__The records__
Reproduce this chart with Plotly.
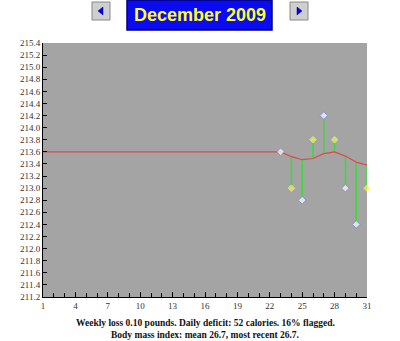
import plotly.graph_objects as go

# ---- data ----
trend_days = list(range(1, 32))
trend_values = [213.6, 213.6, 213.6, 213.6, 213.6, 213.6, 213.6, 213.6, 213.6, 213.6,
                213.6, 213.6, 213.6, 213.6, 213.6, 213.6, 213.6, 213.6, 213.6, 213.6,
                213.6, 213.6, 213.6, 213.52, 213.47, 213.49, 213.57, 213.6, 213.53,
                213.43, 213.38]
weigh_days = [23, 24, 25, 26, 27, 28, 29, 30, 31]
weights = [213.6, 213.0, 212.8, 213.8, 214.2, 213.8, 213.0, 212.4, 213.0]
flagged = [False, True, False, True, False, True, False, False, True]
x_ticks = [1, 4, 7, 10, 13, 16, 19, 22, 25, 28, 31]
y_ticks = [211.2, 211.4, 211.6, 211.8, 212.0, 212.2, 212.4, 212.6, 212.8, 213.0,
           213.2, 213.4, 213.6, 213.8, 214.0, 214.2, 214.4, 214.6, 214.8, 215.0,
           215.2, 215.4]
title = "December 2009"
footer1 = "Weekly loss 0.10 pounds. Daily deficit: 52 calories. 16% flagged."
footer2 = "Body mass index: mean 26.7, most recent 26.7."

W, H = 400, 341
L, R, T, B = 43, 367, 43, 297


def px(x):
    return (x - L) / (R - L)


def py(y):
    return (B - y) / (B - T)


fig = go.Figure()

# green sinkers from trend to each weight
gx, gy = [], []
for d, w in zip(weigh_days, weights):
    gx += [d, d, None]
    gy += [trend_values[d - 1], w, None]
fig.add_trace(go.Scatter(x=gx, y=gy, mode="lines",
                         line=dict(color="#3fd83f", width=1.6),
                         hoverinfo="skip", showlegend=False))

# trend line
fig.add_trace(go.Scatter(x=trend_days, y=trend_values, mode="lines",
                         line=dict(color="#e04848", width=1.2),
                         showlegend=False, cliponaxis=False))

# weights
fig.add_trace(go.Scatter(
    x=weigh_days, y=weights, mode="markers", cliponaxis=False,
    marker=dict(symbol="diamond",
                size=[5 if f else 6 for f in flagged],
                color=["#ffff00" if f else "#ffffff" for f in flagged],
                line=dict(color=["#ececd8" if f else "#8080e0" for f in flagged], width=1)),
    showlegend=False))

axis_font = dict(family="Liberation Serif, Times New Roman, serif", size=9, color="#333333")

fig.update_layout(
    width=W, height=H,
    margin=dict(l=L, r=W - R, t=T, b=H - B, pad=0),
    paper_bgcolor="#ffffff", plot_bgcolor="#a4a4a4",
    xaxis=dict(range=[1, 31], tickvals=x_ticks, ticks="inside", ticklen=5,
               tickcolor="#000000", showgrid=False, zeroline=False,
               showline=True, linecolor="#000000", linewidth=1,
               tickfont=axis_font,
               minor=dict(dtick=1, tick0=1, ticks="inside", ticklen=4, tickcolor="#000000")),
    yaxis=dict(range=[211.2, 215.4], tickvals=y_ticks,
               ticktext=[f"{v:.1f}" for v in y_ticks],
               ticks="inside", ticklen=4, tickcolor="#000000",
               showgrid=False, zeroline=False, showline=True,
               linecolor="#000000", linewidth=1, tickfont=axis_font),
)

shapes = []
# title box
shapes.append(dict(type="rect", xref="paper", yref="paper",
                   x0=px(127), x1=px(272), y0=py(30), y1=py(0),
                   fillcolor="#0a0af5", line=dict(color="#000070", width=1.5)))


def button(x0, x1, y0, y1, left):
    out = [dict(type="rect", xref="paper", yref="paper",
                x0=px(x0), x1=px(x1), y0=py(y1), y1=py(y0),
                fillcolor="#cfcfcf", line=dict(color="#888888", width=1))]
    cx, cy = (x0 + x1) / 2, (y0 + y1) / 2
    if left:
        pts = [(cx - 3, cy), (cx + 2, cy - 4), (cx + 2, cy + 4)]
    else:
        pts = [(cx + 3, cy), (cx - 2, cy - 4), (cx - 2, cy + 4)]
    path = "M " + " L ".join(f"{px(a):.5f},{py(b):.5f}" for a, b in pts) + " Z"
    out.append(dict(type="path", xref="paper", yref="paper", path=path,
                    fillcolor="#0000e0", line=dict(color="#0000a0", width=0.5)))
    return out


shapes += button(92, 110, 2, 20, True)
shapes += button(290, 308, 2, 20, False)
fig.update_layout(shapes=shapes)

fig.add_annotation(x=px(200), y=py(15), xref="paper", yref="paper",
                   text=f"<b>{title}</b>", showarrow=False,
                   font=dict(family="Liberation Sans, Arial, sans-serif", size=18, color="#ffff20"),
                   xanchor="center", yanchor="middle")
fig.add_annotation(x=px(205), y=py(323), xref="paper", yref="paper",
                   text=f"<b>{footer1}</b>", showarrow=False,
                   font=dict(family="Liberation Serif, Times New Roman, serif", size=9.5, color="#111111"),
                   xanchor="center", yanchor="middle")
fig.add_annotation(x=px(205), y=py(335), xref="paper", yref="paper",
                   text=f"<b>{footer2}</b>", showarrow=False,
                   font=dict(family="Liberation Serif, Times New Roman, serif", size=9.5, color="#111111"),
                   xanchor="center", yanchor="middle")

fig.write_html("out.html")
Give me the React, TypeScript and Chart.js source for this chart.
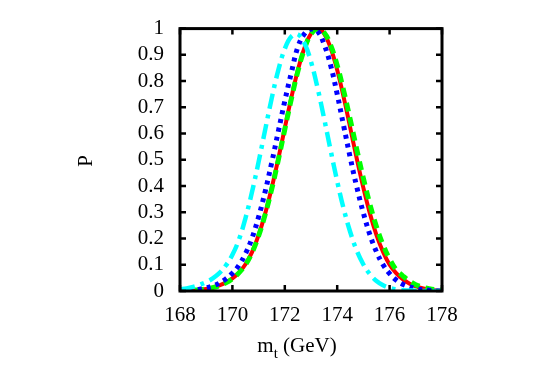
import React, { useEffect, useRef } from "react";
import { Chart, registerables } from "chart.js";

Chart.register(...registerables);

const massGrid: number[] = [
  168, 168.25, 168.5, 168.75, 169, 169.25, 169.5, 169.75, 170, 170.25, 170.5, 170.75,
  171, 171.25, 171.5, 171.75, 172, 172.25, 172.5, 172.75, 173, 173.25, 173.5, 173.75,
  174, 174.25, 174.5, 174.75, 175, 175.25, 175.5, 175.75, 176, 176.25, 176.5, 176.75,
  177, 177.25, 177.5, 177.75, 178,
];

const redSolid: number[] = [
  0.001, 0.002, 0.003, 0.005, 0.008, 0.013, 0.021, 0.032, 0.048, 0.07, 0.102, 0.148,
  0.213, 0.295, 0.393, 0.503, 0.621, 0.737, 0.842, 0.926, 0.981, 1.0, 0.981, 0.926,
  0.842, 0.737, 0.621, 0.503, 0.393, 0.295, 0.213, 0.149, 0.1, 0.068, 0.045, 0.029,
  0.018, 0.011, 0.006, 0.003, 0.001,
];

const greenDashed: number[] = [
  0.001, 0.002, 0.003, 0.005, 0.008, 0.013, 0.02, 0.031, 0.047, 0.069, 0.1, 0.146,
  0.21, 0.291, 0.388, 0.498, 0.616, 0.732, 0.838, 0.923, 0.979, 0.999, 0.985, 0.937,
  0.86, 0.762, 0.652, 0.538, 0.429, 0.33, 0.245, 0.176, 0.122, 0.081, 0.058, 0.038,
  0.024, 0.015, 0.009, 0.005, 0.003,
];

const blueDotted: number[] = [
  0.001, 0.002, 0.004, 0.007, 0.012, 0.019, 0.03, 0.046, 0.068, 0.098, 0.142, 0.202,
  0.282, 0.379, 0.489, 0.607, 0.724, 0.832, 0.93, 0.98, 0.998, 0.99, 0.94, 0.86,
  0.75, 0.628, 0.507, 0.395, 0.297, 0.214, 0.149, 0.1, 0.066, 0.042, 0.026, 0.016,
  0.009, 0.005, 0.003, 0.001, 0,
];

const cyanDashDot: number[] = [
  0.006, 0.01, 0.016, 0.024, 0.034, 0.048, 0.068, 0.097, 0.138, 0.196, 0.278, 0.378,
  0.492, 0.614, 0.734, 0.841, 0.923, 0.97, 0.978, 0.944, 0.874, 0.774, 0.658, 0.536,
  0.418, 0.312, 0.224, 0.153, 0.101, 0.064, 0.038, 0.022, 0.012, 0.006, 0.003, 0.002,
  0.001, 0, 0, 0, 0,
];

const xTickValues: number[] = [168, 170, 172, 174, 176, 178];
const yTickValues: number[] = [0, 0.1, 0.2, 0.3, 0.4, 0.5, 0.6, 0.7, 0.8, 0.9, 1];

const FONT = '"Liberation Serif", "Times New Roman", serif';

const toPoints = (ys: number[]) => massGrid.map((x, i) => ({ x, y: ys[i] }));

const framePlugin = {
  id: "frame",
  afterDatasetsDraw(chart: any) {
    const { ctx, chartArea: a, scales } = chart;
    const xs = scales.x;
    const ys = scales.y;
    ctx.save();
    ctx.strokeStyle = "#000";
    ctx.lineWidth = 2.5;
    const tl = 6;
    ctx.beginPath();
    xTickValues.forEach((v) => {
      const px = xs.getPixelForValue(v);
      ctx.moveTo(px, a.bottom);
      ctx.lineTo(px, a.bottom - tl);
      ctx.moveTo(px, a.top);
      ctx.lineTo(px, a.top + tl);
    });
    yTickValues.forEach((v) => {
      const py = ys.getPixelForValue(v);
      ctx.moveTo(a.left, py);
      ctx.lineTo(a.left + tl, py);
      ctx.moveTo(a.right, py);
      ctx.lineTo(a.right - tl, py);
    });
    ctx.stroke();
    ctx.lineWidth = 3;
    ctx.strokeRect(a.left, a.top, a.right - a.left, a.bottom - a.top);
    ctx.restore();
  },
  afterDraw(chart: any) {
    const { ctx, chartArea: a } = chart;
    ctx.save();
    ctx.fillStyle = "#000";
    // y title
    ctx.font = `21px ${FONT}`;
    ctx.textAlign = "center";
    ctx.textBaseline = "middle";
    ctx.translate(86, (a.top + a.bottom) / 2 + 1);
    ctx.rotate(-Math.PI / 2);
    ctx.fillText("P", 0, 0);
    ctx.restore();

    // x title with subscript
    ctx.save();
    ctx.fillStyle = "#000";
    ctx.textBaseline = "alphabetic";
    ctx.textAlign = "left";
    const big = `21px ${FONT}`;
    const small = `15px ${FONT}`;
    ctx.font = big;
    const wm = ctx.measureText("m").width;
    const wr = ctx.measureText(" (GeV)").width;
    ctx.font = small;
    const wt = ctx.measureText("t").width;
    const total = wm + wt + wr;
    const cx = 297;
    let x = cx - total / 2;
    const base = 352;
    ctx.font = big;
    ctx.fillText("m", x, base);
    x += wm;
    ctx.font = small;
    ctx.fillText("t", x, base + 6);
    x += wt;
    ctx.font = big;
    ctx.fillText(" (GeV)", x, base);
    ctx.restore();
  },
};

export default function App() {
  const ref = useRef<HTMLCanvasElement | null>(null);

  useEffect(() => {
    if (!ref.current) return;
    const chart = new Chart(ref.current, {
      type: "line",
      data: {
        datasets: [
          {
            label: "cyan",
            data: toPoints(cyanDashDot),
            borderColor: "#00ffff",
            borderWidth: 4.5,
            borderDash: [15, 6, 4, 6],
            pointRadius: 0,
            tension: 0.4,
            fill: false,
          },
          {
            label: "blue",
            data: toPoints(blueDotted),
            borderColor: "#0000ff",
            borderWidth: 5,
            borderDash: [4, 5],
            pointRadius: 0,
            tension: 0.4,
            fill: false,
          },
          {
            label: "green",
            data: toPoints(greenDashed),
            borderColor: "#00ff00",
            borderWidth: 5,
            borderDash: [9, 6],
            pointRadius: 0,
            tension: 0.4,
            fill: false,
          },
          {
            label: "red",
            data: toPoints(redSolid),
            borderColor: "#ff0000",
            borderWidth: 4,
            pointRadius: 0,
            tension: 0.4,
            fill: false,
          },
        ],
      },
      options: {
        animation: false,
        responsive: false,
        devicePixelRatio: 1,
        layout: { padding: { left: 0, top: 27, right: 103, bottom: 0 } },
        plugins: {
          legend: { display: false },
          tooltip: { enabled: false },
          title: { display: false },
        },
        scales: {
          x: {
            type: "linear",
            min: 168,
            max: 178,
            afterBuildTicks: (s: any) => {
              s.ticks = xTickValues.map((v) => ({ value: v }));
            },
            afterFit: (s: any) => {
              s.height = 91;
            },
            grid: { display: false, drawTicks: false },
            border: { display: false },
            ticks: {
              color: "#000",
              font: { family: FONT, size: 21 },
              padding: 12,
              maxRotation: 0,
              autoSkip: false,
              callback: (v: any) => String(v),
            },
          },
          y: {
            type: "linear",
            min: 0,
            max: 1,
            afterBuildTicks: (s: any) => {
              s.ticks = yTickValues.map((v) => ({ value: v }));
            },
            afterFit: (s: any) => {
              s.width = 180;
            },
            grid: { display: false, drawTicks: false },
            border: { display: false },
            ticks: {
              color: "#000",
              font: { family: FONT, size: 21 },
              padding: 16,
              autoSkip: false,
              callback: (v: any) => String(Math.round(Number(v) * 10) / 10),
            },
          },
        },
      },
      plugins: [framePlugin],
    });
    return () => chart.destroy();
  }, []);

  return (
    <div style={{ position: "fixed", left: 0, top: 0, width: 545, height: 382, background: "#fff" }}>
      <canvas ref={ref} width={545} height={382} style={{ width: 545, height: 382 }} />
    </div>
  );
}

__What you are asked to do__
Both the first line of the records above and the line containing "fig = go.Figure()" belong in the copy; please return them and every line between, exactly, minus the pictures.

__Result of the task__
Reproduce this chart with Plotly.
import plotly.graph_objects as go

# ---- data ----
trend_days = list(range(1, 32))
trend_values = [213.6, 213.6, 213.6, 213.6, 213.6, 213.6, 213.6, 213.6, 213.6, 213.6,
                213.6, 213.6, 213.6, 213.6, 213.6, 213.6, 213.6, 213.6, 213.6, 213.6,
                213.6, 213.6, 213.6, 213.52, 213.47, 213.49, 213.57, 213.6, 213.53,
                213.43, 213.38]
weigh_days = [23, 24, 25, 26, 27, 28, 29, 30, 31]
weights = [213.6, 213.0, 212.8, 213.8, 214.2, 213.8, 213.0, 212.4, 213.0]
flagged = [False, True, False, True, False, True, False, False, True]
x_ticks = [1, 4, 7, 10, 13, 16, 19, 22, 25, 28, 31]
y_ticks = [211.2, 211.4, 211.6, 211.8, 212.0, 212.2, 212.4, 212.6, 212.8, 213.0,
           213.2, 213.4, 213.6, 213.8, 214.0, 214.2, 214.4, 214.6, 214.8, 215.0,
           215.2, 215.4]
title = "December 2009"
footer1 = "Weekly loss 0.10 pounds. Daily deficit: 52 calories. 16% flagged."
footer2 = "Body mass index: mean 26.7, most recent 26.7."

W, H = 400, 341
L, R, T, B = 43, 367, 43, 297


def px(x):
    return (x - L) / (R - L)


def py(y):
    return (B - y) / (B - T)


fig = go.Figure()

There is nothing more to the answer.